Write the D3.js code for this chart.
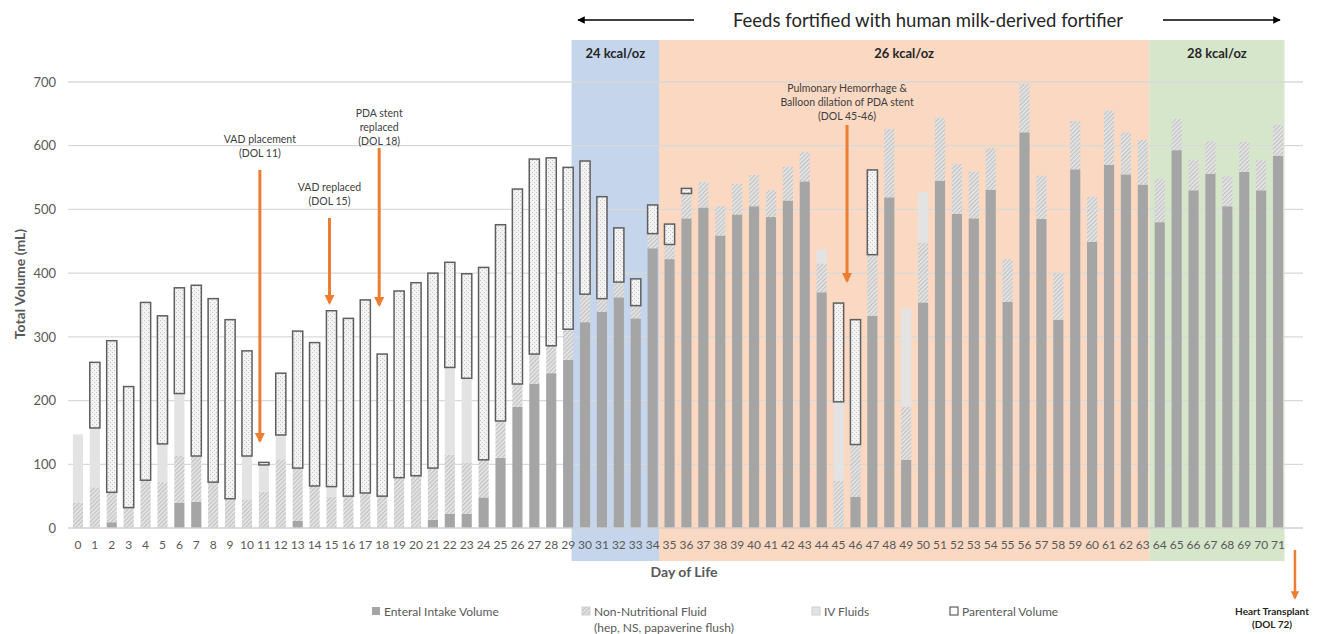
<!DOCTYPE html>
<html>
<head>
<meta charset="utf-8">
<script src="https://cdn.jsdelivr.net/npm/d3@7/dist/d3.min.js"></script>
<style>
  body { margin: 0; background: #fff; }
  text { font-family: Lato, "Open Sans", sans-serif; }
</style>
</head>
<body>
<svg id="chart" width="1319" height="634"></svg>
<script>
// Day of life 0..71, volumes in mL
var days = d3.range(0, 72);
var enteral = [0,0,9,0,0,0,40,41,0,0, 0,0,0,11,0,0,0,0,0,0,
  0,13,22,22,48,110,190,226,243,264, 323,339,362,329,439,422,486,503,459,492,
  505,488,514,544,370,0,49,333,519,107, 354,545,493,486,531,355,621,485,327,563,
  449,570,555,539,480,593,530,556,505,559, 530,584];
var nonNutritional = [40,64,47,32,75,72,73,72,72,46, 44,57,108,83,66,49,50,55,50,79,
  82,81,93,81,59,58,36,47,43,48, 44,21,24,20,23,23,39,40,46,48,
  49,42,53,46,45,74,82,96,107,83, 94,99,78,73,65,67,76,68,73,76,
  71,85,66,70,68,49,47,51,47,47, 47,49];
var ivFluids = [107,93,0,0,0,60,98,0,0,0, 69,42,38,0,0,16,0,0,0,0,
  0,0,137,132,0,0,0,0,0,0, 0,0,0,0,0,0,0,0,0,0,
  0,0,0,0,22,124,0,0,0,155, 79,0,0,0,0,0,0,0,0,0,
  0,0,0,0,0,0,0,0,0,0, 0,0];
var parenteral = [0,103,238,190,279,201,166,268,288,281, 165,4,97,215,225,276,279,303,223,293,
  303,306,165,164,302,308,306,306,295,254, 209,160,85,42,45,32,8,0,0,0,
  0,0,0,0,0,155,196,133,0,0, 0,0,0,0,0,0,0,0,0,0,
  0,0,0,0,0,0,0,0,0,0, 0,0];
var yTicks = [0, 100, 200, 300, 400, 500, 600, 700];
var phaseLabels = ["24 kcal/oz", "26 kcal/oz", "28 kcal/oz"];
var phaseStart = [30, 35, 64];
var phaseEnd = [34, 63, 71];
var seriesNames = ["Enteral Intake Volume", "Non-Nutritional Fluid", "IV Fluids", "Parenteral Volume"];

var svg = d3.select("#chart");
var plot = {left: 69.5, right: 1286.5, top: 82, bottom: 528};

var x = d3.scaleBand()
  .domain(days)
  .range([plot.left, plot.right])
  .paddingInner(0.4)
  .paddingOuter(0.2);
var y = d3.scaleLinear().domain([0, 700]).range([plot.bottom, plot.top]);
var step = x.step();

// fill patterns
var defs = svg.append("defs");
var hatch = defs.append("pattern").attr("id", "hatch")
  .attr("patternUnits", "userSpaceOnUse").attr("width", 3).attr("height", 3)
  .attr("patternTransform", "rotate(45)");
hatch.append("rect").attr("width", 3).attr("height", 3).attr("fill", "#e8e8e8");
hatch.append("line").attr("x1", 0.75).attr("y1", 0).attr("x2", 0.75).attr("y2", 3)
  .attr("stroke", "#b9b9b9").attr("stroke-width", 1.1);
var dots = defs.append("pattern").attr("id", "dots")
  .attr("patternUnits", "userSpaceOnUse").attr("width", 4).attr("height", 4);
dots.append("rect").attr("width", 4).attr("height", 4).attr("fill", "#f3f3f3");
dots.append("rect").attr("x", 0).attr("y", 0).attr("width", 1).attr("height", 1).attr("fill", "#c4c4c4");
dots.append("rect").attr("x", 2).attr("y", 2).attr("width", 1).attr("height", 1).attr("fill", "#c4c4c4");

var fills = ["#a5a5a5", "url(#hatch)", "#e3e3e3", "url(#dots)"];

// phase shading
var phaseColors = ["#c5d5ec", "#fad8c2", "#d6e6cb"];
phaseLabels.forEach(function(label, i) {
  var x0 = x(phaseStart[i]) - step * x.paddingInner() / 2 - (i == 0 ? 5 : 2);
  var x1 = x(phaseEnd[i]) + x.bandwidth() + step * x.paddingInner() / 2 - 2;
  svg.append("rect")
    .attr("x", x0).attr("y", 40)
    .attr("width", x1 - x0).attr("height", 521)
    .attr("fill", phaseColors[i]);
  svg.append("text")
    .attr("x", (x0 + x1) / 2).attr("y", 58)
    .attr("text-anchor", "middle")
    .style("font-size", "13px").style("font-weight", "bold")
    .style("fill", "#262626")
    .text(label);
});

// gridlines
svg.append("g").selectAll("line")
  .data(yTicks.slice(1))
  .enter().append("line")
  .attr("x1", 68).attr("x2", 1303)
  .attr("y1", function(d) { return y(d); })
  .attr("y2", function(d) { return y(d); })
  .attr("stroke", "#d9d9d9").attr("stroke-width", 1.3);

// y axis labels
var yAxis = d3.axisLeft(y).tickValues(yTicks).tickSize(0).tickPadding(0);
var gy = svg.append("g").attr("transform", "translate(56,0)").call(yAxis);
gy.select(".domain").remove();
gy.selectAll("text").style("font-size", "13px").style("fill", "#595959")
  .style("font-family", "Lato, sans-serif");

// stacked bars
var table = days.map(function(d, i) {
  return {day: d, s0: enteral[i], s1: nonNutritional[i], s2: ivFluids[i], s3: parenteral[i]};
});
var stack = d3.stack().keys(["s0", "s1", "s2", "s3"]);
var layers = stack(table);

layers.forEach(function(layer, k) {
  svg.append("g").selectAll("rect")
    .data(layer.filter(function(d) { return d[1] - d[0] > 0; }))
    .enter().append("rect")
    .attr("x", function(d) { return x(d.data.day); })
    .attr("width", x.bandwidth())
    .attr("y", function(d) { return y(d[1]); })
    .attr("height", function(d) { return y(d[0]) - y(d[1]); })
    .attr("fill", fills[k])
    .attr("stroke", k == 3 ? "#5f5f5f" : "none")
    .attr("stroke-width", k == 3 ? 1.5 : 0);
});

// x axis baseline and labels
svg.append("line")
  .attr("x1", 68).attr("x2", 1303)
  .attr("y1", y(0)).attr("y2", y(0))
  .attr("stroke", "#d0d0d0").attr("stroke-width", 1.3);
var xAxis = d3.axisBottom(x).tickSize(0).tickPadding(0);
var gx = svg.append("g").attr("transform", "translate(0,542)").call(xAxis);
gx.select(".domain").remove();
gx.selectAll("text").attr("dy", "0.6em")
  .style("font-size", "12px").style("fill", "#595959")
  .style("font-family", "Lato, sans-serif");

// axis titles
svg.append("text")
  .attr("x", 684).attr("y", 577)
  .attr("text-anchor", "middle")
  .style("font-size", "14px").style("font-weight", "bold").style("fill", "#595959")
  .text("Day of Life");
svg.append("text")
  .attr("transform", "translate(25,284) rotate(-90)")
  .attr("text-anchor", "middle")
  .style("font-size", "14px").style("font-weight", "bold").style("fill", "#595959")
  .text("Total Volume (mL)");

// title with arrows
svg.append("text")
  .attr("x", 928).attr("y", 27)
  .attr("text-anchor", "middle")
  .style("font-size", "18.5px").style("fill", "#262626")
  .text("Feeds fortified with human milk-derived fortifier");
defs.append("marker").attr("id", "blackHead")
  .attr("viewBox", "0 0 10 10").attr("refX", 9).attr("refY", 5)
  .attr("markerWidth", 5).attr("markerHeight", 5).attr("orient", "auto")
  .append("path").attr("d", "M0,0L10,5L0,10Z").attr("fill", "#000");
[[694, 578], [1163, 1280]].forEach(function(a) {
  svg.append("line")
    .attr("x1", a[0]).attr("x2", a[1]).attr("y1", 20).attr("y2", 20)
    .attr("stroke", "#000").attr("stroke-width", 1.5)
    .attr("marker-end", "url(#blackHead)");
});

// event annotations (orange arrows)
defs.append("marker").attr("id", "orangeHead")
  .attr("viewBox", "0 0 10 10").attr("refX", 8).attr("refY", 5)
  .attr("markerWidth", 3.4).attr("markerHeight", 3.4).attr("orient", "auto")
  .append("path").attr("d", "M0,0L10,5L0,10Z").attr("fill", "#ed7d31");

var events = [
  {day: 11, dx: -4, lines: ["VAD placement", "(DOL 11)"], textY: 143, from: 170, to: 441},
  {day: 15, dx: -2, lines: ["VAD replaced", "(DOL 15)"], textY: 191, from: 218, to: 303},
  {day: 18, dx: -3, lines: ["PDA stent", "replaced", "(DOL 18)"], textY: 117, from: 148, to: 305},
  {day: 45.5, dx: 0, lines: ["Pulmonary Hemorrhage &", "Balloon dilation of PDA stent", "(DOL 45-46)"], textY: 92, from: 125, to: 281}
];
events.forEach(function(e) {
  var cx = plot.left + step * x.paddingOuter() + step * e.day + x.bandwidth() / 2 + e.dx;
  e.lines.forEach(function(t, i) {
    svg.append("text")
      .attr("x", cx).attr("y", e.textY + i * 14)
      .attr("text-anchor", "middle")
      .style("font-size", "10.5px").style("fill", "#404040")
      .text(t);
  });
  svg.append("line")
    .attr("x1", cx).attr("x2", cx).attr("y1", e.from).attr("y2", e.to)
    .attr("stroke", "#ed7d31").attr("stroke-width", 3)
    .attr("marker-end", "url(#orangeHead)");
});

// heart transplant (DOL 72), just past the last bar
var htX = x(71) + step + x.bandwidth() / 2;
svg.append("line")
  .attr("x1", htX).attr("x2", htX).attr("y1", 550).attr("y2", 598)
  .attr("stroke", "#ed7d31").attr("stroke-width", 2.5)
  .attr("marker-end", "url(#orangeHead)");
["Heart Transplant", "(DOL 72)"].forEach(function(t, i) {
  svg.append("text")
    .attr("x", 1272).attr("y", 615 + i * 13)
    .attr("text-anchor", "middle")
    .style("font-size", "10px").style("font-weight", "bold").style("fill", "#262626")
    .text(t);
});

// legend
var legendX = [372, 582, 812, 950];
var legendFills = ["#a5a5a5", "url(#hatch)", "#e3e3e3", "#ffffff"];
seriesNames.forEach(function(name, i) {
  svg.append("rect")
    .attr("x", legendX[i]).attr("y", 607)
    .attr("width", 8).attr("height", 8)
    .attr("fill", legendFills[i])
    .attr("stroke", i == 3 ? "#404040" : (i == 0 ? "none" : "#cfcfcf"))
    .attr("stroke-width", 1);
  svg.append("text")
    .attr("x", legendX[i] + 12).attr("y", 616)
    .style("font-size", "12px").style("fill", "#595959")
    .text(name);
});
svg.append("text")
  .attr("x", legendX[1] + 12).attr("y", 632)
  .style("font-size", "12px").style("fill", "#595959")
  .text("(hep, NS, papaverine flush)");
</script>
</body>
</html>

=======

• **EXERCISE TASK**: Check each line above for the string "chart" and show the ones that have it.

• **RESPONSE TO THE EXERCISE**:
Write the D3.js code for this chart.
<svg id="chart" width="1319" height="634"></svg>
var svg = d3.select("#chart");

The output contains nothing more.